Tim Clare's Death Drive
A road trip with a difference
This article is from 2010.
Talented performance poets/live literati talking about going back to live with their parents is all the rage this year. That is, if a ‘rage’ can be constituted by two shows, the excellent piece by Ross Sutherland at the Underbelly, and here in the shape of his fellow Aisle 16er, Tim Clare. Death Drive starts off with him recalling the moment when, all suicidally depressed, he forced his dad to take up a challenge and attempted to off the pair of them. But dads being what they are (generally rubbish and embarrassing) the plan failed miserably.

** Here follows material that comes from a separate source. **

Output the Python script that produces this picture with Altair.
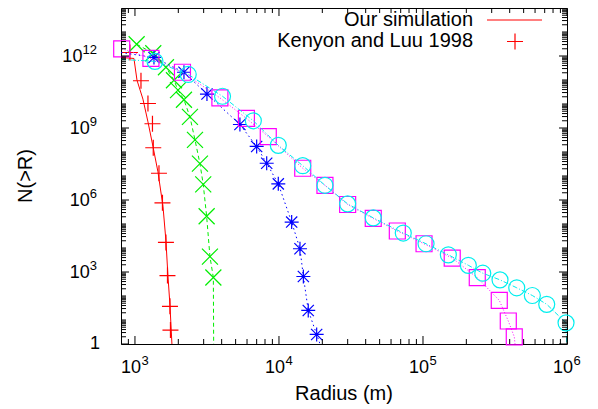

From there, we get a heartfelt and wildly entertaining hour pinned in by the mantra that ‘time is longer than hope’ as we hear of Clare’s terrible teenage years in search of enlightenment and his ‘manic pixie dream girl’. Even better than his ability to rhyme ‘flabby/stabby/Punjabi’ with guile and conviction, is Clare’s belief in the ‘performance’ aspect of his job. He pulls his body across the stage fuelled by all manner of contorted gestures and dramatic tics, pushing his fragile frame into physical and emotional spots that give a deep resonance to the glorious words he speaks. Ending with a rip-roaring interpretation of ‘My Favourite Things’, Tim Clare is surely now on a road to somewhere.
Zoo Roxy, 662 6892, until 29 Aug, 7pm, £6.50–£7.50 (£6–£7).